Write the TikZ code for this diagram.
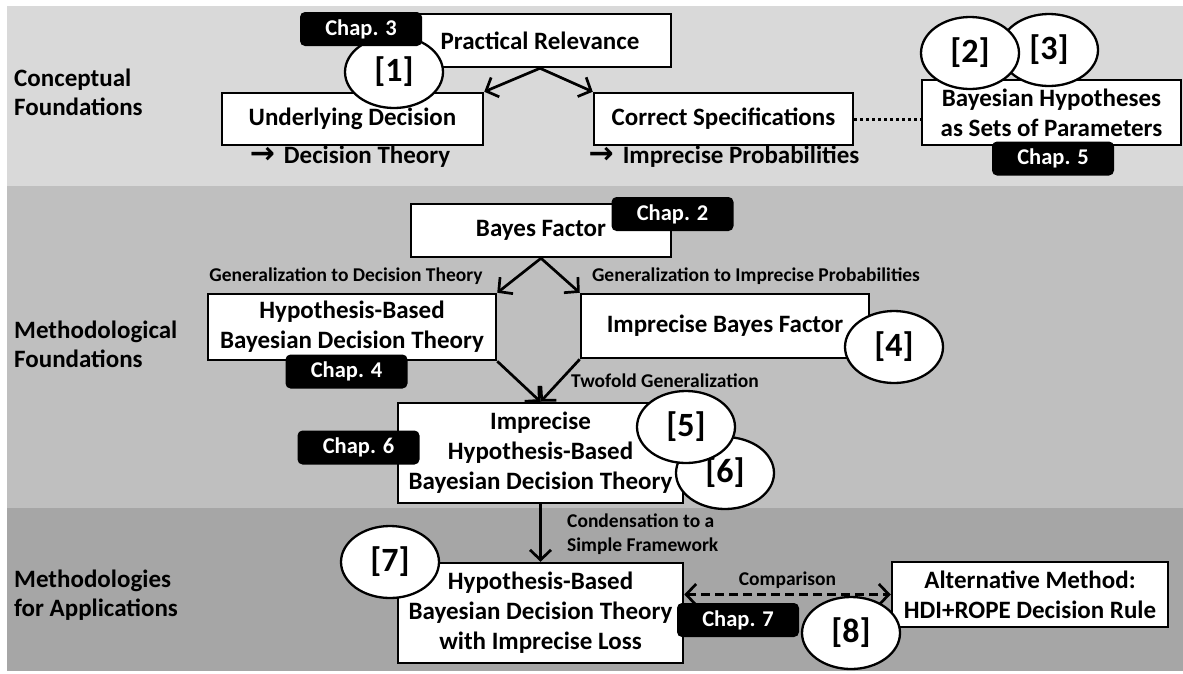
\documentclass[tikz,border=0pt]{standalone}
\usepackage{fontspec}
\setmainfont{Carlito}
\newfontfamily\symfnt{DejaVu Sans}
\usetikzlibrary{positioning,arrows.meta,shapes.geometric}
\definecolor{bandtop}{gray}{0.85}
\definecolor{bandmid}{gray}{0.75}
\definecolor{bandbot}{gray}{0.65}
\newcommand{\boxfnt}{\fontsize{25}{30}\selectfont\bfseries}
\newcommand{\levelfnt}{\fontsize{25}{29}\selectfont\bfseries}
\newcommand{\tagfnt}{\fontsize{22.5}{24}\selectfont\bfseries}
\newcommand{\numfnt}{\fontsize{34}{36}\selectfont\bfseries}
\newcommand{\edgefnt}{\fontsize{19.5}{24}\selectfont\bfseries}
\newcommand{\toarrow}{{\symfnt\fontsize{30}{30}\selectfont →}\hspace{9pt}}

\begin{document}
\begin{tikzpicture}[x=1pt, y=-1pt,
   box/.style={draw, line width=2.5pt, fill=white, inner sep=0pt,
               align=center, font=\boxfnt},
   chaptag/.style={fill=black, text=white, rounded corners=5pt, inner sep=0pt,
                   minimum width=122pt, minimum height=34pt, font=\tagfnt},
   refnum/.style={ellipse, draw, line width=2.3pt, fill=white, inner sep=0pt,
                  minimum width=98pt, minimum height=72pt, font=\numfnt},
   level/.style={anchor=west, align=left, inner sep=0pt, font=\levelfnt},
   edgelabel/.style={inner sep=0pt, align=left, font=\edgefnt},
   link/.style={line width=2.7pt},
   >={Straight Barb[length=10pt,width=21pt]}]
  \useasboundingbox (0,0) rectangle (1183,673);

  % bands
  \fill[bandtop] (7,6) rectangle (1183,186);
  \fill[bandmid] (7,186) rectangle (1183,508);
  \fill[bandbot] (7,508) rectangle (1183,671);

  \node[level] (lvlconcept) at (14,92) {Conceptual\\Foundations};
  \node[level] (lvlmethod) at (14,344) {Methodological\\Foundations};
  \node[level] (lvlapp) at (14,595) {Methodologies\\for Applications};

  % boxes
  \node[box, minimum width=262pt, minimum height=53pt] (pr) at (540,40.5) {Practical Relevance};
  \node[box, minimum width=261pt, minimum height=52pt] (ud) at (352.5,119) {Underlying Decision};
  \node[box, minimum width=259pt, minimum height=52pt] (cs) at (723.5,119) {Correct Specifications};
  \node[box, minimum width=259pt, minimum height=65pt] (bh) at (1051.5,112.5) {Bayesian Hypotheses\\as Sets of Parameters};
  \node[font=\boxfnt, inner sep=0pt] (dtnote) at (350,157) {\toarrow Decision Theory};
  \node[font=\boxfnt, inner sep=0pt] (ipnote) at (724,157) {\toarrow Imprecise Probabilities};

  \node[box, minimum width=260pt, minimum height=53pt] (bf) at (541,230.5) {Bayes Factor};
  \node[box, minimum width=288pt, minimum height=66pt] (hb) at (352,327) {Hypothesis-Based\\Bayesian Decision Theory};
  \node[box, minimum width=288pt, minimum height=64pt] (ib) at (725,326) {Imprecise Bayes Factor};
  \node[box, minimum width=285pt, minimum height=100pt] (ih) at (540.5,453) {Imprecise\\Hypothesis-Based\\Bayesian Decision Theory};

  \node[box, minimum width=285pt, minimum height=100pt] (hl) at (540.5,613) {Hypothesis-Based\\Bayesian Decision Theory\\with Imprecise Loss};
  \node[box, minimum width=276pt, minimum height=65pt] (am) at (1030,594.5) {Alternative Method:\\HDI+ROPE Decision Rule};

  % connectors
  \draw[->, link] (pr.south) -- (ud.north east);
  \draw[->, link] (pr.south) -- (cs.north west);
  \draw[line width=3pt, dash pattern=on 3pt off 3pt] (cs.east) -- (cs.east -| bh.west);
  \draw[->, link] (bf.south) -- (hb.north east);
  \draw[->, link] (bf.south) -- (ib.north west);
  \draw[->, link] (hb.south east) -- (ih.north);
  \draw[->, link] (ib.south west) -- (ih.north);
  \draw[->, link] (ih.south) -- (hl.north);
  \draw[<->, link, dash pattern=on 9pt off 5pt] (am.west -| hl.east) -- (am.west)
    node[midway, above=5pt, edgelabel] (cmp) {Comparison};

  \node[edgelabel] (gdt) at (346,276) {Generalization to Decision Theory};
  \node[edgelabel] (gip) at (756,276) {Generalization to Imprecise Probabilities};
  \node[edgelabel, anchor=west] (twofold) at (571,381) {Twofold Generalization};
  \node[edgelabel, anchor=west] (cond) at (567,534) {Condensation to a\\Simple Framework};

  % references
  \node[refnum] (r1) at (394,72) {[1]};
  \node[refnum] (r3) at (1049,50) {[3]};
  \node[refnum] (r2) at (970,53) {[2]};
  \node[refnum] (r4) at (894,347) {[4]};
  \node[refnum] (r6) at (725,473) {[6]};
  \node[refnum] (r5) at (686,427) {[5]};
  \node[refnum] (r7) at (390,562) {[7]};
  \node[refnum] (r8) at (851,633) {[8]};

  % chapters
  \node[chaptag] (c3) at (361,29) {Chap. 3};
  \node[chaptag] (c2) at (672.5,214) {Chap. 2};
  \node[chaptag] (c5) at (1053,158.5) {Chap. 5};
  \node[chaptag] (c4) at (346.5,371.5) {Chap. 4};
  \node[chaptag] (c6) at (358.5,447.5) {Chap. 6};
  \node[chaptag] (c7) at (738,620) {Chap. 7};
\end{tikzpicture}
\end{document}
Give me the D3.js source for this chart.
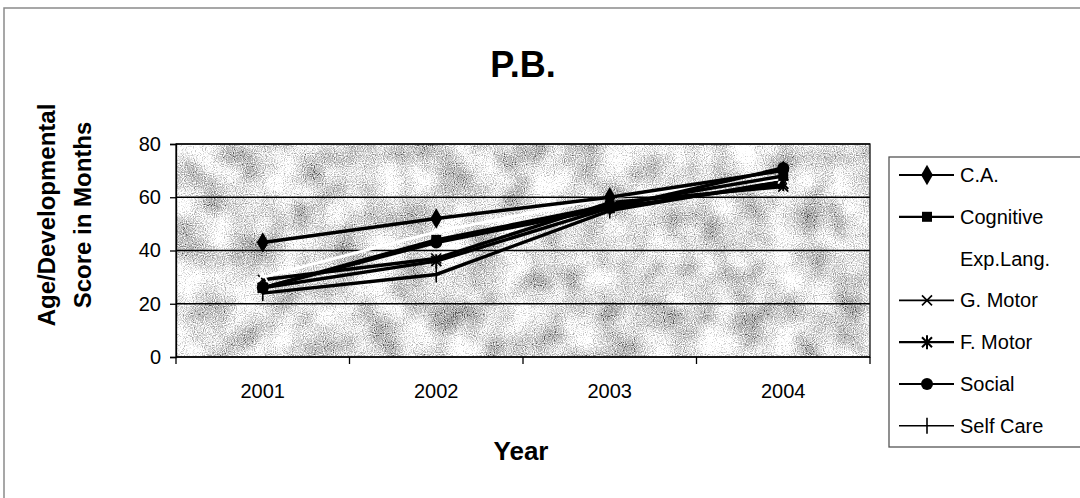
════
__Goal of the exercise__: Copy out each line exactly, without the pictures.

__Right answer__:
Write the TikZ code for this diagram.
\documentclass[tikz,border=0pt]{standalone}
\usepackage{fontspec}
\setmainfont{Carlito}
\newfontfamily\symfnt{DejaVu Sans}
\usetikzlibrary{positioning,arrows.meta,shapes.geometric}
\definecolor{bandtop}{gray}{0.85}
\definecolor{bandmid}{gray}{0.75}
\definecolor{bandbot}{gray}{0.65}
\newcommand{\boxfnt}{\fontsize{25}{30}\selectfont\bfseries}
\newcommand{\levelfnt}{\fontsize{25}{29}\selectfont\bfseries}
\newcommand{\tagfnt}{\fontsize{22.5}{24}\selectfont\bfseries}
\newcommand{\numfnt}{\fontsize{34}{36}\selectfont\bfseries}
\newcommand{\edgefnt}{\fontsize{19.5}{24}\selectfont\bfseries}
\newcommand{\toarrow}{{\symfnt\fontsize{30}{30}\selectfont →}\hspace{9pt}}

\begin{document}
\begin{tikzpicture}[x=1pt, y=-1pt,
   box/.style={draw, line width=2.5pt, fill=white, inner sep=0pt,
               align=center, font=\boxfnt},
   chaptag/.style={fill=black, text=white, rounded corners=5pt, inner sep=0pt,
                   minimum width=122pt, minimum height=34pt, font=\tagfnt},
   refnum/.style={ellipse, draw, line width=2.3pt, fill=white, inner sep=0pt,
                  minimum width=98pt, minimum height=72pt, font=\numfnt},
   level/.style={anchor=west, align=left, inner sep=0pt, font=\levelfnt},
   edgelabel/.style={inner sep=0pt, align=left, font=\edgefnt},
   link/.style={line width=2.7pt},
   >={Straight Barb[length=10pt,width=21pt]}]
  \useasboundingbox (0,0) rectangle (1183,673);

  % bands
  \fill[bandtop] (7,6) rectangle (1183,186);
  \fill[bandmid] (7,186) rectangle (1183,508);
  \fill[bandbot] (7,508) rectangle (1183,671);

  \node[level] (lvlconcept) at (14,92) {Conceptual\\Foundations};
  \node[level] (lvlmethod) at (14,344) {Methodological\\Foundations};
  \node[level] (lvlapp) at (14,595) {Methodologies\\for Applications};

  % boxes
  \node[box, minimum width=262pt, minimum height=53pt] (pr) at (540,40.5) {Practical Relevance};
  \node[box, minimum width=261pt, minimum height=52pt] (ud) at (352.5,119) {Underlying Decision};
  \node[box, minimum width=259pt, minimum height=52pt] (cs) at (723.5,119) {Correct Specifications};
  \node[box, minimum width=259pt, minimum height=65pt] (bh) at (1051.5,112.5) {Bayesian Hypotheses\\as Sets of Parameters};
  \node[font=\boxfnt, inner sep=0pt] (dtnote) at (350,157) {\toarrow Decision Theory};
  \node[font=\boxfnt, inner sep=0pt] (ipnote) at (724,157) {\toarrow Imprecise Probabilities};

  \node[box, minimum width=260pt, minimum height=53pt] (bf) at (541,230.5) {Bayes Factor};
  \node[box, minimum width=288pt, minimum height=66pt] (hb) at (352,327) {Hypothesis-Based\\Bayesian Decision Theory};
  \node[box, minimum width=288pt, minimum height=64pt] (ib) at (725,326) {Imprecise Bayes Factor};
  \node[box, minimum width=285pt, minimum height=100pt] (ih) at (540.5,453) {Imprecise\\Hypothesis-Based\\Bayesian Decision Theory};

  \node[box, minimum width=285pt, minimum height=100pt] (hl) at (540.5,613) {Hypothesis-Based\\Bayesian Decision Theory\\with Imprecise Loss};
  \node[box, minimum width=276pt, minimum height=65pt] (am) at (1030,594.5) {Alternative Method:\\HDI+ROPE Decision Rule};

  % connectors
  \draw[->, link] (pr.south) -- (ud.north east);
  \draw[->, link] (pr.south) -- (cs.north west);
  \draw[line width=3pt, dash pattern=on 3pt off 3pt] (cs.east) -- (cs.east -| bh.west);
  \draw[->, link] (bf.south) -- (hb.north east);
  \draw[->, link] (bf.south) -- (ib.north west);
  \draw[->, link] (hb.south east) -- (ih.north);
  \draw[->, link] (ib.south west) -- (ih.north);
  \draw[->, link] (ih.south) -- (hl.north);
  \draw[<->, link, dash pattern=on 9pt off 5pt] (am.west -| hl.east) -- (am.west)
    node[midway, above=5pt, edgelabel] (cmp) {Comparison};

  \node[edgelabel] (gdt) at (346,276) {Generalization to Decision Theory};
  \node[edgelabel] (gip) at (756,276) {Generalization to Imprecise Probabilities};
  \node[edgelabel, anchor=west] (twofold) at (571,381) {Twofold Generalization};
  \node[edgelabel, anchor=west] (cond) at (567,534) {Condensation to a\\Simple Framework};

  % references
  \node[refnum] (r1) at (394,72) {[1]};
  \node[refnum] (r3) at (1049,50) {[3]};
  \node[refnum] (r2) at (970,53) {[2]};
  \node[refnum] (r4) at (894,347) {[4]};
  \node[refnum] (r6) at (725,473) {[6]};
  \node[refnum] (r5) at (686,427) {[5]};
  \node[refnum] (r7) at (390,562) {[7]};
  \node[refnum] (r8) at (851,633) {[8]};

  % chapters
  \node[chaptag] (c3) at (361,29) {Chap. 3};
  \node[chaptag] (c2) at (672.5,214) {Chap. 2};
  \node[chaptag] (c5) at (1053,158.5) {Chap. 5};
  \node[chaptag] (c4) at (346.5,371.5) {Chap. 4};
  \node[chaptag] (c6) at (358.5,447.5) {Chap. 6};
  \node[chaptag] (c7) at (738,620) {Chap. 7};
\end{tikzpicture}
\end{document}
Give me the D3.js source for this chart.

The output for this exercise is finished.